━━ Data section

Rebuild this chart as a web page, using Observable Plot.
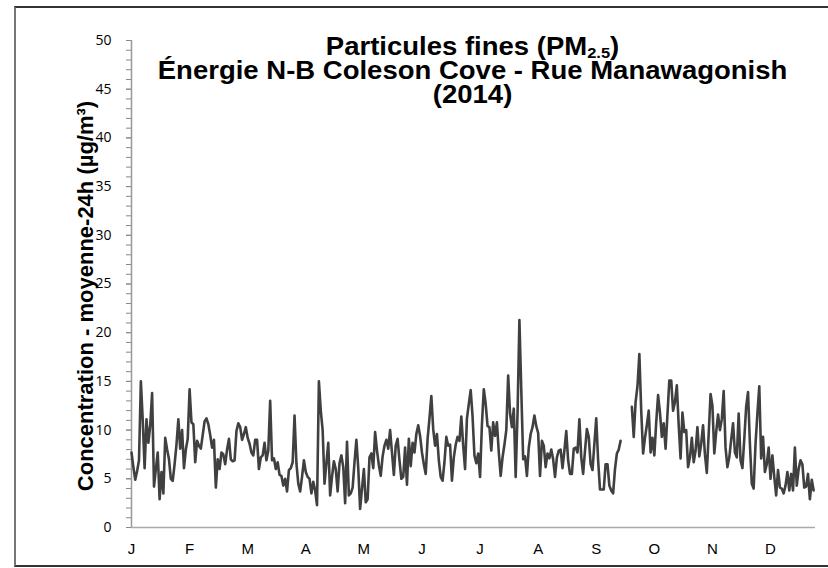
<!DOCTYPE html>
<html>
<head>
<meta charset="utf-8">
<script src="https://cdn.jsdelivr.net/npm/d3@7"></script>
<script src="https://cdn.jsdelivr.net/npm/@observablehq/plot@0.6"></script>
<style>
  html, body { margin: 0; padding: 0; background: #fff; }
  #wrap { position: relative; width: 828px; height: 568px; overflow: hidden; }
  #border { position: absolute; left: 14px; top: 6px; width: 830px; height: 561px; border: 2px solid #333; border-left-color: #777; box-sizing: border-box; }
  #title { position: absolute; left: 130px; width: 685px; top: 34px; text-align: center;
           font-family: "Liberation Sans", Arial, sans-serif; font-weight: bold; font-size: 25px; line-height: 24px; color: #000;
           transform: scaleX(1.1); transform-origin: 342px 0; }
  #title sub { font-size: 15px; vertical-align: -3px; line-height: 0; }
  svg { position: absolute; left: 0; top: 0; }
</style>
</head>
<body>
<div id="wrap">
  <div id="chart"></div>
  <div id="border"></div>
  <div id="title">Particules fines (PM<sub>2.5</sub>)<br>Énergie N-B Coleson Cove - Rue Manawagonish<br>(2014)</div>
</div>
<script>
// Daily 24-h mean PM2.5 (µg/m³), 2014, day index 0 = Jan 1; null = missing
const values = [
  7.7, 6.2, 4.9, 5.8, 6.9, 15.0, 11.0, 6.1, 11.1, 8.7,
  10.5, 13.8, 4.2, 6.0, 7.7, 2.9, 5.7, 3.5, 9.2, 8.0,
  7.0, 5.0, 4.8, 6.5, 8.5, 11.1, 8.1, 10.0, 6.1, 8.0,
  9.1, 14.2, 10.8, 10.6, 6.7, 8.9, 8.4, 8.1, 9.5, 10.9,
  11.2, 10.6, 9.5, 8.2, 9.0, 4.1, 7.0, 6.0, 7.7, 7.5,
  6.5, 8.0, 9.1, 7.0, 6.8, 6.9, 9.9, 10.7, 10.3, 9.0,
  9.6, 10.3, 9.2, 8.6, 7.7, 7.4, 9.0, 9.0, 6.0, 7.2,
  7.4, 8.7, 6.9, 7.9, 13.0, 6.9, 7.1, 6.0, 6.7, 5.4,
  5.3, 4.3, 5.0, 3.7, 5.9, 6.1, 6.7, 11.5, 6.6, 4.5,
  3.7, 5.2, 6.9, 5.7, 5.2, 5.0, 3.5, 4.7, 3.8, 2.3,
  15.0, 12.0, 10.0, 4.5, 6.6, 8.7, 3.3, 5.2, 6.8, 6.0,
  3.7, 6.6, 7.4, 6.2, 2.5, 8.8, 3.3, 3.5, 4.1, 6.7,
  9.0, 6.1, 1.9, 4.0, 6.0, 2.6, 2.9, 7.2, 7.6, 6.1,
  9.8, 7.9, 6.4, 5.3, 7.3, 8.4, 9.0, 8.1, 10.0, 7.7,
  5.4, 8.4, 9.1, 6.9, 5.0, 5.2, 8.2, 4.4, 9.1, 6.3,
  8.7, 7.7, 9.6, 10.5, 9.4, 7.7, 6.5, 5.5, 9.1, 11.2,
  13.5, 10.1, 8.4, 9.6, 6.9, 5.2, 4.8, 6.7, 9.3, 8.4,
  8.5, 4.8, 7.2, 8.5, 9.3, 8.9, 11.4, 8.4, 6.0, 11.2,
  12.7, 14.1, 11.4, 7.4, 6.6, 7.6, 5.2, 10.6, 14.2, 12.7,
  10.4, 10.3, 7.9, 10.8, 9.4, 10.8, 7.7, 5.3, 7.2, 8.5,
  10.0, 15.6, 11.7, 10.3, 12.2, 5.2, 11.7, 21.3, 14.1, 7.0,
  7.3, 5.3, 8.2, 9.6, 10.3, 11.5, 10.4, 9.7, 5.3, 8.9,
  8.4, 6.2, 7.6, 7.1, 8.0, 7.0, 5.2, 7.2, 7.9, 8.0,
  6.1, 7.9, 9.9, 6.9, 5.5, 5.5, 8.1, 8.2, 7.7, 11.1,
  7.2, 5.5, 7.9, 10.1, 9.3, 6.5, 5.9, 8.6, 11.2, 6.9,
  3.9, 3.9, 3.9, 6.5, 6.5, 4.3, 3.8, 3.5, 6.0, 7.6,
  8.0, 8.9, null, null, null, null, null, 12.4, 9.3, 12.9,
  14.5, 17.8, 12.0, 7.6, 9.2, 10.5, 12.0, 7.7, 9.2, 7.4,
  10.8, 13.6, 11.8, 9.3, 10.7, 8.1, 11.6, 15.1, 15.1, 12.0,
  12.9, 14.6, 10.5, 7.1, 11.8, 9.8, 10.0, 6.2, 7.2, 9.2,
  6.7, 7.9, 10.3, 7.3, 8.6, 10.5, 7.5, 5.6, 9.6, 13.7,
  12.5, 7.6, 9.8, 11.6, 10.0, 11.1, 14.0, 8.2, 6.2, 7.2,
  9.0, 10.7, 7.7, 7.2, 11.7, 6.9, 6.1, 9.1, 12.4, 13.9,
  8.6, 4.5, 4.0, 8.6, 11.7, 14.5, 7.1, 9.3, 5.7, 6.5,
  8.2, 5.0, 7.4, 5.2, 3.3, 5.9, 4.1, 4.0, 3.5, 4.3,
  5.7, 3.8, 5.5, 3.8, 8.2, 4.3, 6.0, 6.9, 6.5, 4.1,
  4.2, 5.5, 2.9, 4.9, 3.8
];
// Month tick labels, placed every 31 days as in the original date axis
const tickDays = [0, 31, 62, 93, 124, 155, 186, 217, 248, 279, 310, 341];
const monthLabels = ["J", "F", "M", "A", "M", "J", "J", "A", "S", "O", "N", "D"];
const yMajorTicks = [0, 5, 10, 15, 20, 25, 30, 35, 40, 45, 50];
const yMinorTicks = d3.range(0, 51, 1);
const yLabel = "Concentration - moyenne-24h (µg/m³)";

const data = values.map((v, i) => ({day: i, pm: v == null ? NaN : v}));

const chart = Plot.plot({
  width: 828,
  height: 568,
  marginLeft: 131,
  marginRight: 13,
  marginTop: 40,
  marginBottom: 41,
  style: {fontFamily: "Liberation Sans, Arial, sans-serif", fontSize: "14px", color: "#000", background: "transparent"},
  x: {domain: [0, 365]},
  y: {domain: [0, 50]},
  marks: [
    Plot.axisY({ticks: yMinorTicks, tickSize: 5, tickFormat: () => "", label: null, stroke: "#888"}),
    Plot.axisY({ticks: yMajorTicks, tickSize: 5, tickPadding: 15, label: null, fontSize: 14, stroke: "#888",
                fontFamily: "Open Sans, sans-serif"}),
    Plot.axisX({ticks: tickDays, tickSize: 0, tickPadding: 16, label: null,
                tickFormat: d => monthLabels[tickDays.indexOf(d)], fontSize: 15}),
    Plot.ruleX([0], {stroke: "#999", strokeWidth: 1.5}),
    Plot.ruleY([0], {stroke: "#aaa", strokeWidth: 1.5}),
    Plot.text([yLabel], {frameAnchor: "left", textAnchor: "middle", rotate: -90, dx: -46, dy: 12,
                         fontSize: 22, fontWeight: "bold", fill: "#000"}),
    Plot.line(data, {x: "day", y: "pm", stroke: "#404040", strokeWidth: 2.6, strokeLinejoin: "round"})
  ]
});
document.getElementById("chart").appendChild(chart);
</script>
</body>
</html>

━━━━

Exercise details:
Reproduce the whole listing exactly, but not the images in it.

Expected answer:
Rebuild this chart as a web page, using Observable Plot.
<!DOCTYPE html>
<html>
<head>
<meta charset="utf-8">
<script src="https://cdn.jsdelivr.net/npm/d3@7"></script>
<script src="https://cdn.jsdelivr.net/npm/@observablehq/plot@0.6"></script>
<style>
  html, body { margin: 0; padding: 0; background: #fff; }
  #wrap { position: relative; width: 828px; height: 568px; overflow: hidden; }
  #border { position: absolute; left: 14px; top: 6px; width: 830px; height: 561px; border: 2px solid #333; border-left-color: #777; box-sizing: border-box; }
  #title { position: absolute; left: 130px; width: 685px; top: 34px; text-align: center;
           font-family: "Liberation Sans", Arial, sans-serif; font-weight: bold; font-size: 25px; line-height: 24px; color: #000;
           transform: scaleX(1.1); transform-origin: 342px 0; }
  #title sub { font-size: 15px; vertical-align: -3px; line-height: 0; }
  svg { position: absolute; left: 0; top: 0; }
</style>
</head>
<body>
<div id="wrap">
  <div id="chart"></div>
  <div id="border"></div>
  <div id="title">Particules fines (PM<sub>2.5</sub>)<br>Énergie N-B Coleson Cove - Rue Manawagonish<br>(2014)</div>
</div>
<script>
// Daily 24-h mean PM2.5 (µg/m³), 2014, day index 0 = Jan 1; null = missing
const values = [
  7.7, 6.2, 4.9, 5.8, 6.9, 15.0, 11.0, 6.1, 11.1, 8.7,
  10.5, 13.8, 4.2, 6.0, 7.7, 2.9, 5.7, 3.5, 9.2, 8.0,
  7.0, 5.0, 4.8, 6.5, 8.5, 11.1, 8.1, 10.0, 6.1, 8.0,
  9.1, 14.2, 10.8, 10.6, 6.7, 8.9, 8.4, 8.1, 9.5, 10.9,
  11.2, 10.6, 9.5, 8.2, 9.0, 4.1, 7.0, 6.0, 7.7, 7.5,
  6.5, 8.0, 9.1, 7.0, 6.8, 6.9, 9.9, 10.7, 10.3, 9.0,
  9.6, 10.3, 9.2, 8.6, 7.7, 7.4, 9.0, 9.0, 6.0, 7.2,
  7.4, 8.7, 6.9, 7.9, 13.0, 6.9, 7.1, 6.0, 6.7, 5.4,
  5.3, 4.3, 5.0, 3.7, 5.9, 6.1, 6.7, 11.5, 6.6, 4.5,
  3.7, 5.2, 6.9, 5.7, 5.2, 5.0, 3.5, 4.7, 3.8, 2.3,
  15.0, 12.0, 10.0, 4.5, 6.6, 8.7, 3.3, 5.2, 6.8, 6.0,
  3.7, 6.6, 7.4, 6.2, 2.5, 8.8, 3.3, 3.5, 4.1, 6.7,
  9.0, 6.1, 1.9, 4.0, 6.0, 2.6, 2.9, 7.2, 7.6, 6.1,
  9.8, 7.9, 6.4, 5.3, 7.3, 8.4, 9.0, 8.1, 10.0, 7.7,
  5.4, 8.4, 9.1, 6.9, 5.0, 5.2, 8.2, 4.4, 9.1, 6.3,
  8.7, 7.7, 9.6, 10.5, 9.4, 7.7, 6.5, 5.5, 9.1, 11.2,
  13.5, 10.1, 8.4, 9.6, 6.9, 5.2, 4.8, 6.7, 9.3, 8.4,
  8.5, 4.8, 7.2, 8.5, 9.3, 8.9, 11.4, 8.4, 6.0, 11.2,
  12.7, 14.1, 11.4, 7.4, 6.6, 7.6, 5.2, 10.6, 14.2, 12.7,
  10.4, 10.3, 7.9, 10.8, 9.4, 10.8, 7.7, 5.3, 7.2, 8.5,
  10.0, 15.6, 11.7, 10.3, 12.2, 5.2, 11.7, 21.3, 14.1, 7.0,
  7.3, 5.3, 8.2, 9.6, 10.3, 11.5, 10.4, 9.7, 5.3, 8.9,
  8.4, 6.2, 7.6, 7.1, 8.0, 7.0, 5.2, 7.2, 7.9, 8.0,
  6.1, 7.9, 9.9, 6.9, 5.5, 5.5, 8.1, 8.2, 7.7, 11.1,
  7.2, 5.5, 7.9, 10.1, 9.3, 6.5, 5.9, 8.6, 11.2, 6.9,
  3.9, 3.9, 3.9, 6.5, 6.5, 4.3, 3.8, 3.5, 6.0, 7.6,
  8.0, 8.9, null, null, null, null, null, 12.4, 9.3, 12.9,
  14.5, 17.8, 12.0, 7.6, 9.2, 10.5, 12.0, 7.7, 9.2, 7.4,
  10.8, 13.6, 11.8, 9.3, 10.7, 8.1, 11.6, 15.1, 15.1, 12.0,
  12.9, 14.6, 10.5, 7.1, 11.8, 9.8, 10.0, 6.2, 7.2, 9.2,
  6.7, 7.9, 10.3, 7.3, 8.6, 10.5, 7.5, 5.6, 9.6, 13.7,
  12.5, 7.6, 9.8, 11.6, 10.0, 11.1, 14.0, 8.2, 6.2, 7.2,
  9.0, 10.7, 7.7, 7.2, 11.7, 6.9, 6.1, 9.1, 12.4, 13.9,
  8.6, 4.5, 4.0, 8.6, 11.7, 14.5, 7.1, 9.3, 5.7, 6.5,
  8.2, 5.0, 7.4, 5.2, 3.3, 5.9, 4.1, 4.0, 3.5, 4.3,
  5.7, 3.8, 5.5, 3.8, 8.2, 4.3, 6.0, 6.9, 6.5, 4.1,
  4.2, 5.5, 2.9, 4.9, 3.8
];
// Month tick labels, placed every 31 days as in the original date axis
const tickDays = [0, 31, 62, 93, 124, 155, 186, 217, 248, 279, 310, 341];
const monthLabels = ["J", "F", "M", "A", "M", "J", "J", "A", "S", "O", "N", "D"];
const yMajorTicks = [0, 5, 10, 15, 20, 25, 30, 35, 40, 45, 50];
const yMinorTicks = d3.range(0, 51, 1);
const yLabel = "Concentration - moyenne-24h (µg/m³)";

const data = values.map((v, i) => ({day: i, pm: v == null ? NaN : v}));

const chart = Plot.plot({
  width: 828,
  height: 568,
  marginLeft: 131,
  marginRight: 13,
  marginTop: 40,
  marginBottom: 41,
  style: {fontFamily: "Liberation Sans, Arial, sans-serif", fontSize: "14px", color: "#000", background: "transparent"},
  x: {domain: [0, 365]},
  y: {domain: [0, 50]},
  marks: [
    Plot.axisY({ticks: yMinorTicks, tickSize: 5, tickFormat: () => "", label: null, stroke: "#888"}),
    Plot.axisY({ticks: yMajorTicks, tickSize: 5, tickPadding: 15, label: null, fontSize: 14, stroke: "#888",
                fontFamily: "Open Sans, sans-serif"}),
    Plot.axisX({ticks: tickDays, tickSize: 0, tickPadding: 16, label: null,
                tickFormat: d => monthLabels[tickDays.indexOf(d)], fontSize: 15}),
    Plot.ruleX([0], {stroke: "#999", strokeWidth: 1.5}),
    Plot.ruleY([0], {stroke: "#aaa", strokeWidth: 1.5}),
    Plot.text([yLabel], {frameAnchor: "left", textAnchor: "middle", rotate: -90, dx: -46, dy: 12,
                         fontSize: 22, fontWeight: "bold", fill: "#000"}),
    Plot.line(data, {x: "day", y: "pm", stroke: "#404040", strokeWidth: 2.6, strokeLinejoin: "round"})
  ]
});
document.getElementById("chart").appendChild(chart);
</script>
</body>
</html>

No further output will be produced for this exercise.